Brunch Tip

Brunch With Kids Without Losing Your Saturday

Practical advice for taking small humans to a meal designed for adults.

Brunch with kids is its own genre and it has its own playbook. The first rule is timing. Restaurants that open at 8 or 9 are kid heaven for the first hour: the room is calm, the kitchen is fresh, and you're done before any small attention span runs out. By 11 a.m., the room is loud, the wait is long, and a four-year-old has run out of crayons.

Eat early or eat at home. The second rule is the menu. Some brunch kitchens have a real kids' menu — pancakes, scrambled eggs, fruit, and a glass of milk. Others quietly assume kids will share off the adults' plates.

Either model works, but it's worth knowing in advance.

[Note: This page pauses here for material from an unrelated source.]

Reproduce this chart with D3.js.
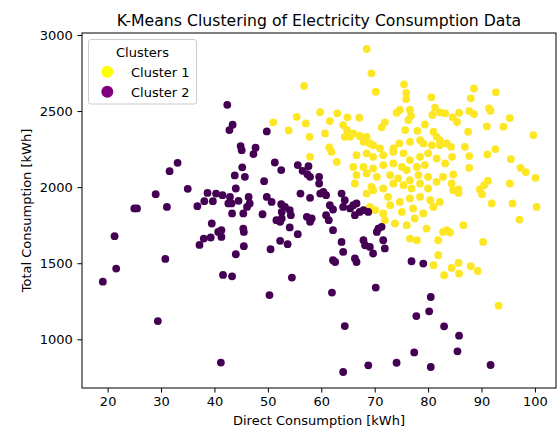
<!DOCTYPE html>
<html>
<head>
<meta charset="utf-8">
<script src="https://cdn.jsdelivr.net/npm/d3@7"></script>
<style>
  body { margin: 0; background: #fff; }
  svg text { font-family: "DejaVu Sans", sans-serif; fill: #000; }
</style>
</head>
<body>
<svg id="chart" width="558" height="430"></svg>
<script>
// cluster 1 (yellow) points: [direct kWh, total kWh]
const cluster1 = [
  [56.8,2665],[51.0,2426],[55.4,2462],[57.1,2419],[59.8,2493],[61.6,2434],[63.0,2485],[53.9,2373],[57.8,2331],[60.7,2353],
  [61.5,2261],[57.9,2199],[61.9,2232],[62.9,2166],[68.5,2908],[69.4,2748],[70.2,2627],[75.5,2676],[75.9,2620],[75.9,2579],
  [80.6,2590],[81.3,2522],[80.8,2474],[82.2,2491],[83.2,2485],[74.7,2507],[74.1,2489],[76.6,2507],[76.8,2469],[76.3,2441],
  [71.9,2426],[71.3,2393],[67.1,2456],[64.9,2459],[64.1,2408],[64.8,2375],[65.4,2331],[64.4,2331],[75.7,2375],[78.0,2370],
  [79.4,2412],[81.0,2364],[81.6,2331],[82.2,2309],[66.0,2353],[67.2,2336],[68.5,2331],[67.9,2298],[69.1,2287],[69.7,2276],
  [74.6,2287],[76.6,2298],[78.5,2309],[79.1,2287],[80.7,2276],[82.2,2276],[83.5,2287],[73.5,2255],[71.0,2255],[66.6,2210],
  [68.5,2222],[69.7,2199],[71.6,2210],[73.5,2232],[75.4,2222],[76.6,2178],[78.5,2199],[80.0,2222],[81.6,2189],[83.2,2156],
  [66.0,2133],[67.9,2133],[69.7,2123],[71.6,2145],[73.5,2156],[75.1,2133],[76.0,2112],[77.9,2133],[79.4,2145],[66.6,2079],
  [68.5,2090],[70.4,2068],[72.9,2079],[74.4,2057],[76.6,2046],[78.2,2079],[80.0,2068],[81.6,2035],[82.8,2068],[66.3,2024],
  [69.4,2002],[71.6,1991],[73.5,2024],[75.4,2013],[76.9,1991],[78.5,2024],[80.0,1991],[68.5,1958],[69.7,1980],[72.5,1936],
  [74.7,1903],[76.6,1926],[78.5,1936],[80.4,1914],[82.2,1903],[69.1,1870],[70.1,1849],[71.6,1827],[72.9,1881],[75.1,1837],
  [77.2,1860],[79.1,1827],[81.0,1870],[71.9,1783],[73.8,1761],[76.0,1750],[77.5,1794],[79.7,1728],[76.6,1662],[77.9,1651],
  [81.9,1651],[82.8,1706],[83.5,1717],[81.9,1553],[81.0,1487],[83.0,1421],[88.6,2649],[92.7,2623],[88.0,2584],[85.8,2489],
  [84.6,2459],[85.4,2428],[87.7,2500],[88.6,2480],[91.4,2518],[91.7,2502],[95.3,2454],[94.1,2397],[91.0,2399],[87.5,2364],
  [99.7,2342],[84.3,2265],[84.5,2199],[86.9,2265],[87.7,2204],[91.1,2215],[92.6,2250],[95.5,2184],[87.7,2127],[97.3,2127],
  [98.3,2099],[100.1,2061],[84.7,2083],[84.4,2024],[95.3,2024],[91.2,2041],[90.5,2013],[89.7,1985],[90.1,1954],[84.7,1980],
  [85.7,1985],[85.7,1962],[91.9,1893],[95.8,1893],[100.3,1870],[97.1,1787],[86.6,1750],[84.1,1702],[90.3,1640],[85.7,1502],
  [84.4,1469],[85.8,1432],[88.0,1480],[89.3,1449],[93.2,1221]
];

// cluster 2 (purple) points
const cluster2 = [
  [33.1,2160],[31.6,2105],[29.0,1954],[35.0,1989],[25.0,1860],[25.5,1860],[31.1,1870],[36.8,1875],[38.7,1962],[40.3,1958],
  [38.1,1908],[39.7,1908],[39.5,1761],[40.7,1706],[21.3,1678],[38.0,1662],[39.3,1669],[37.2,1620],[30.8,1528],[21.6,1465],
  [19.1,1379],[29.4,1120],[42.4,2541],[43.4,2410],[42.8,2375],[49.8,2366],[44.9,2270],[47.7,2259],[45.1,2243],[47.3,2217],
  [51.3,2162],[52.5,2112],[45.2,2130],[43.8,2077],[45.7,2068],[55.6,2145],[56.5,2107],[57.6,2138],[57.4,2085],[57.9,2068],
  [59.6,2068],[59.6,2024],[59.8,1958],[60.4,1969],[60.9,1947],[49.3,2039],[44.0,1991],[41.5,1947],[42.9,1936],[43.2,1893],
  [44.5,1910],[42.6,1893],[46.4,1936],[46.6,1893],[46.1,1870],[49.8,1936],[50.7,1903],[52.5,1888],[53.2,1870],[56.1,1958],
  [57.9,1930],[43.3,1827],[45.4,1827],[49.0,1822],[52.6,1837],[54.1,1849],[54.3,1816],[52.6,1794],[52.3,1772],[51.6,1783],
  [57.3,1805],[57.9,1772],[58.2,1794],[60.9,1816],[61.4,1783],[61.6,1881],[62.2,1853],[41.3,1717],[41.3,1673],[45.4,1728],
  [45.5,1706],[54.1,1735],[55.6,1691],[62.2,1717],[52.3,1647],[53.7,1625],[45.5,1612],[44.0,1559],[50.5,1592],[62.2,1520],
  [62.6,1508],[41.6,1423],[43.3,1414],[54.5,1406],[50.3,1291],[62.0,1307],[41.2,847],[63.8,1958],[64.4,1914],[65.4,1860],
  [64.1,1870],[66.0,1881],[66.6,1893],[66.3,1816],[67.2,1837],[67.9,1849],[68.8,1837],[70.7,1728],[71.3,1739],[70.4,1706],
  [63.8,1640],[64.1,1574],[67.9,1651],[68.2,1618],[69.1,1607],[71.6,1651],[71.9,1597],[69.7,1564],[66.3,1531],[66.6,1508],
  [76.9,1513],[79.1,1498],[70.2,1340],[64.4,1087],[80.5,1278],[80.2,1184],[77.8,1153],[83.0,1085],[77.4,914],[74.1,846],
  [68.8,829],[64.1,785],[80.5,818],[85.8,1024],[85.5,921],[91.7,831]
];

const xTicks = [20, 30, 40, 50, 60, 70, 80, 90, 100];
const yTicks = [1000, 1500, 2000, 2500, 3000];
const legendLabels = ["Cluster 1", "Cluster 2"];

const W = 558, H = 430;
const margin = {left: 82, right: 2, top: 33, bottom: 42};
const svg = d3.select("#chart");
const fs = "13px";

const x = d3.scaleLinear().domain([15.2, 103.95]).range([margin.left, W - margin.right]);
const y = d3.scaleLinear().domain([680, 3013]).range([H - margin.bottom, margin.top]);

// points
const pointColors = ["#fde725", "#440154"];
[cluster1, cluster2].forEach((pts, i) => {
    svg.append("g").selectAll("circle")
        .data(pts)
        .enter().append("circle")
        .attr("cx", d => x(d[0]))
        .attr("cy", d => y(d[1]))
        .attr("r", 3.9)
        .attr("fill", pointColors[i]);
});

// axes
const xAxis = svg.append("g")
    .attr("transform", `translate(0,${H - margin.bottom})`)
    .call(d3.axisBottom(x).tickValues(xTicks).tickFormat(d3.format("d")).tickSize(4.6).tickPadding(4.6).tickSizeOuter(0));
const yAxis = svg.append("g")
    .attr("transform", `translate(${margin.left},0)`)
    .call(d3.axisLeft(y).tickValues(yTicks).tickFormat(d3.format("d")).tickSize(4.6).tickPadding(4.6).tickSizeOuter(0));
[xAxis, yAxis].forEach(a => {
    a.select(".domain").remove();
    a.selectAll("text").style("font-size", fs).style("font-family", "DejaVu Sans");
    a.selectAll("line").attr("stroke", "#000").attr("stroke-width", 1);
});

// frame
svg.append("rect")
    .attr("x", margin.left).attr("y", margin.top)
    .attr("width", W - margin.right - margin.left)
    .attr("height", H - margin.bottom - margin.top)
    .attr("fill", "none").attr("stroke", "#000").attr("stroke-width", 1);

// title and labels
svg.append("text")
    .attr("x", (margin.left + W - margin.right) / 2).attr("y", 26)
    .attr("text-anchor", "middle").style("font-size", "15.7px")
    .text("K-Means Clustering of Electricity Consumption Data");
svg.append("text")
    .attr("x", (margin.left + W - margin.right) / 2).attr("y", 425)
    .attr("text-anchor", "middle").style("font-size", fs)
    .text("Direct Consumption [kWh]");
svg.append("text")
    .attr("transform", `translate(31,${(margin.top + H - margin.bottom) / 2}) rotate(-90)`)
    .attr("text-anchor", "middle").style("font-size", fs)
    .text("Total Consumption [kWh]");

// legend
const legend = svg.append("g");
legend.append("rect")
    .attr("x", 88.5).attr("y", 39.5).attr("width", 108).attr("height", 64.5)
    .attr("rx", 2.5)
    .attr("fill", "#fff").attr("fill-opacity", 0.8)
    .attr("stroke", "#cccccc").attr("stroke-width", 1);
legend.append("text")
    .attr("x", 142.5).attr("y", 56.5)
    .attr("text-anchor", "middle").style("font-size", fs)
    .text("Clusters");
const legendColors = ["yellow", "purple"];
legendLabels.forEach((lab, i) => {
    legend.append("circle")
        .attr("cx", 107.3).attr("cy", 71.7 + i * 20)
        .attr("r", 6).attr("fill", legendColors[i]);
    legend.append("text")
        .attr("x", 131).attr("y", 76.5 + i * 20)
        .style("font-size", fs)
        .text(lab);
});
</script>
</body>
</html>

Call the restaurant on Friday and ask. The third rule is seating. Booths are heaven.

They contain, they protect, and they let you pin the wiggly kid against the wall. If the host offers a booth, take it even if the table is otherwise fine. The fourth rule is order before you sit. The minute you arrive, ask the host to fire a basket of fries or a bowl of fruit immediately.

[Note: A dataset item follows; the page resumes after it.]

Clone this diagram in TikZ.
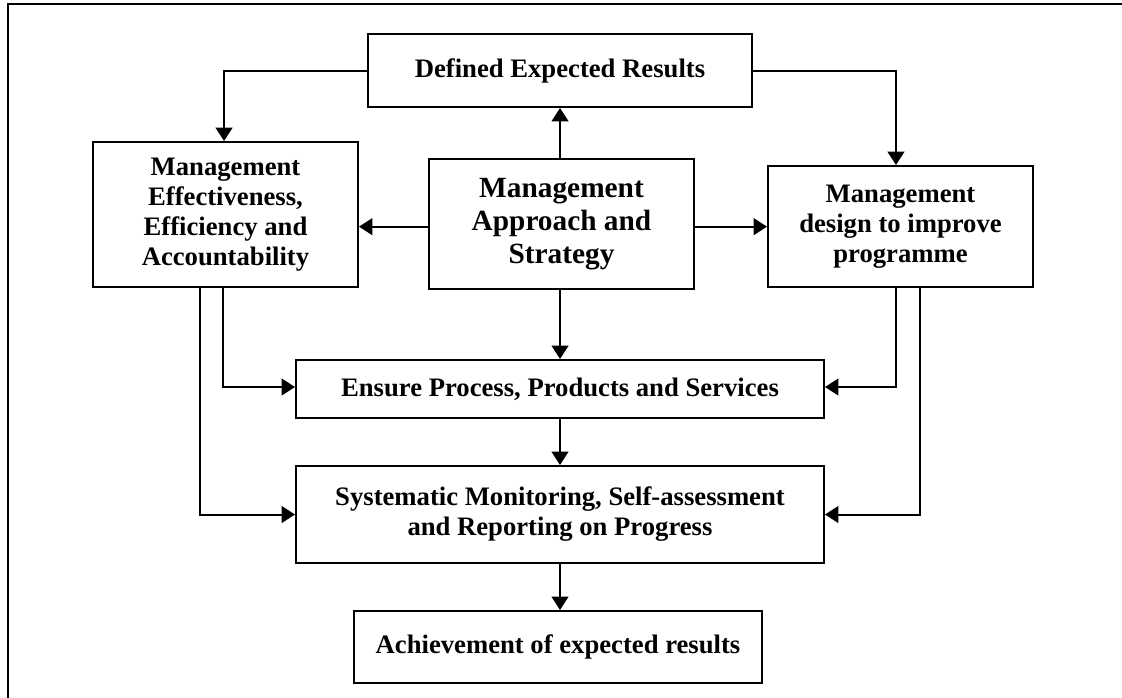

By the time the family is settled, food has arrived and the meal has started. This single move has saved more brunches than any other tactic. The fifth rule is forgiveness — yours and the room's. Other diners are mostly kind.

Servers are mostly kind. Kitchens know the deal. If your kid melts down, pick them up and walk a lap around the block. Come back.

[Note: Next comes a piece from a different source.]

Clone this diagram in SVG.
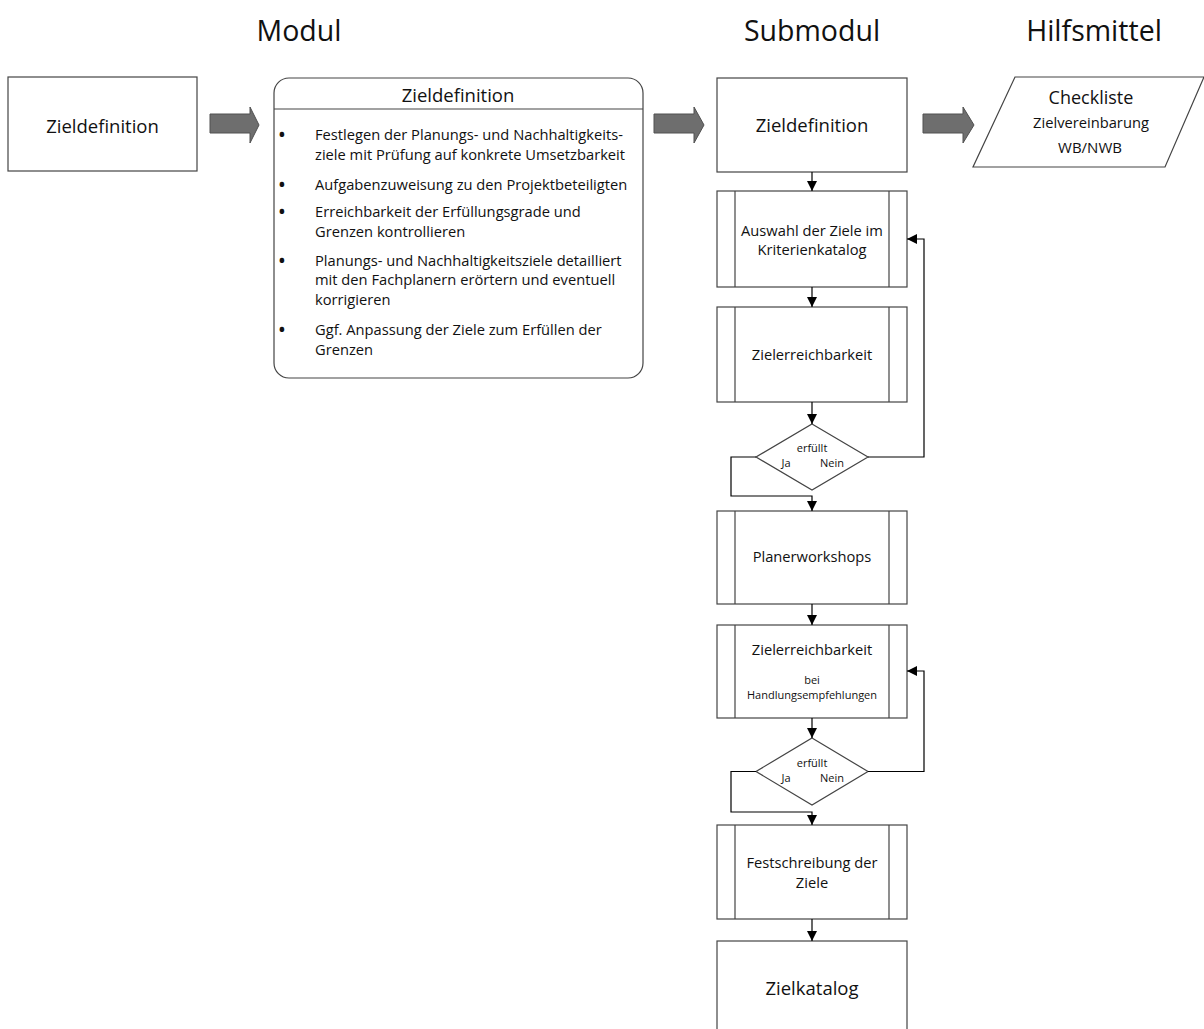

Tip well, leave kindly, and pre-pay so you can leave fast if you need to. Brunch with kids is not the brunch you used to have, and that's a good thing. It is shorter, louder, sweeter, and stickier, and the photos from those mornings outlast every silent eggs benedict you'll eat in your life. The trick is to plan around the realities of a small person's stamina, and to choose rooms that welcome you rather than tolerate you.